First off, as commented, work with the data type uuid for valid UUID values not varchar(32). Cheaper, safer, cleaner. See:
The answer to the main question depends on the complete picture. You provided some good information, much more is relevant:
- Do these UUID naturally belong to the main table? Are they attributes of the entity described in the table?
- How wide is the row?
- How much concurrent write activity? Typical read and write patterns?
- How fast / limited / costly is your storage and your RAM?
- Ultimately, the sum total of all activity and the outlook how it might develop over time is relevant.
That's why a definitive answer is hard. There are arguments to be made for either design:
- Add 3 columns to the main table.
- Add a separate 1:1 table with 3 UUIDs per row.
- Add a separate 1:n table with 1 UUIDs per row.
Assuming:
- There are always exactly 3 UUID values (as indicated by your
NOT NULL constraints).
- The main row is relatively wide.
- There are lots of updates (you mentioned 20k/day) to the main row and/or the added UUIDs, but hardly ever updates involving both at the same time.
- You always query one of the three UUID values and know exactly which column to look in. Never in all three of them at once.
- Postgres 11 or later (needed for
INCLUDE clause).
Then I would go with option 2:
CREATE TABLE table1_uuids (
id bigint PRIMARY KEY REFERENCES table1
, token1 uuid NOT NULL
, token2 uuid NOT NULL
, token3 uuid NOT NULL
, CONSTRAINT token1_uni UNIQUE (token1) INCLUDE (id)
, CONSTRAINT token2_uni UNIQUE (token2) INCLUDE (id)

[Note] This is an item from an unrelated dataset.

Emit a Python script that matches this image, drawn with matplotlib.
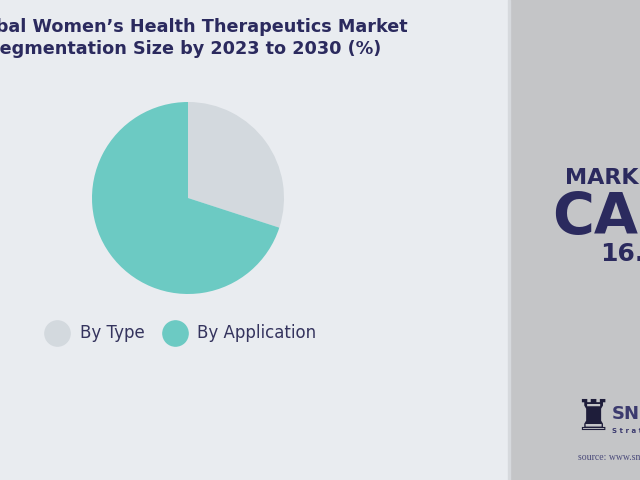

, CONSTRAINT token3_uni UNIQUE (token3) INCLUDE (id)
);
Your example lookup would look like this:
SELECT *
FROM table1
WHERE id = (SELECT id FROM table1_uuids token1 = 'xyz');
Basically, the subquery resolves a given token UUID to the PK id, using one of the three indexes that are created internally to implement the UNIQUE constraints. THE INCLUDE clauses allow index-only scans.
Or like this:
SELECT t.*
FROM table1_uuids tu
JOIN table1 t USING (id)
WHERE tu.token1 = 'xyz';
Rationale
The split adds 28 bytes of overhead per row, and the size of the PK index, and some complications and costs for queries that have to join both tables or insert / update in two tables instead of just one. But it avoids table and index bloat. Makes updates faster. Less locking contention with updates on just UUIDs or just the main table. And it speeds up queries on the main table a little, that don't need the additional UUIDs (I expect, most queries don't.)
Since Postgres 11 we can conveniently add id to each UNIQUE constraint with the INCLUDE clause. This allows for very fast index-only scans, without having to add another, redundant index. Related:
One of the reasons I did not go for option 3: there is a UNIQUE constraint on each of the three UUIDs. If you put all of them in a single column, you can't make it UNIQUE. It would have to be a multicolumn constraint including a "token_type" or something. More expensive, less elegant.
The width of the main row and the frequency of updates for the main rows and each UUID column have key importance. Every update has to write a new row version in Postgres' MVCC model (TOASTed values may be excluded). Plus, except for HOT updates, a new index entry in every attached index. See:
This cost scales up with the width of the main row. If that happens a lot and/or rows are wide, your tables and indexes bloat and/or you get a lot of additional work for VACUUM. All bad for performance.
With no updates on UUID columns, option 1 would look a lot better, with a lot more updates, option 3 would.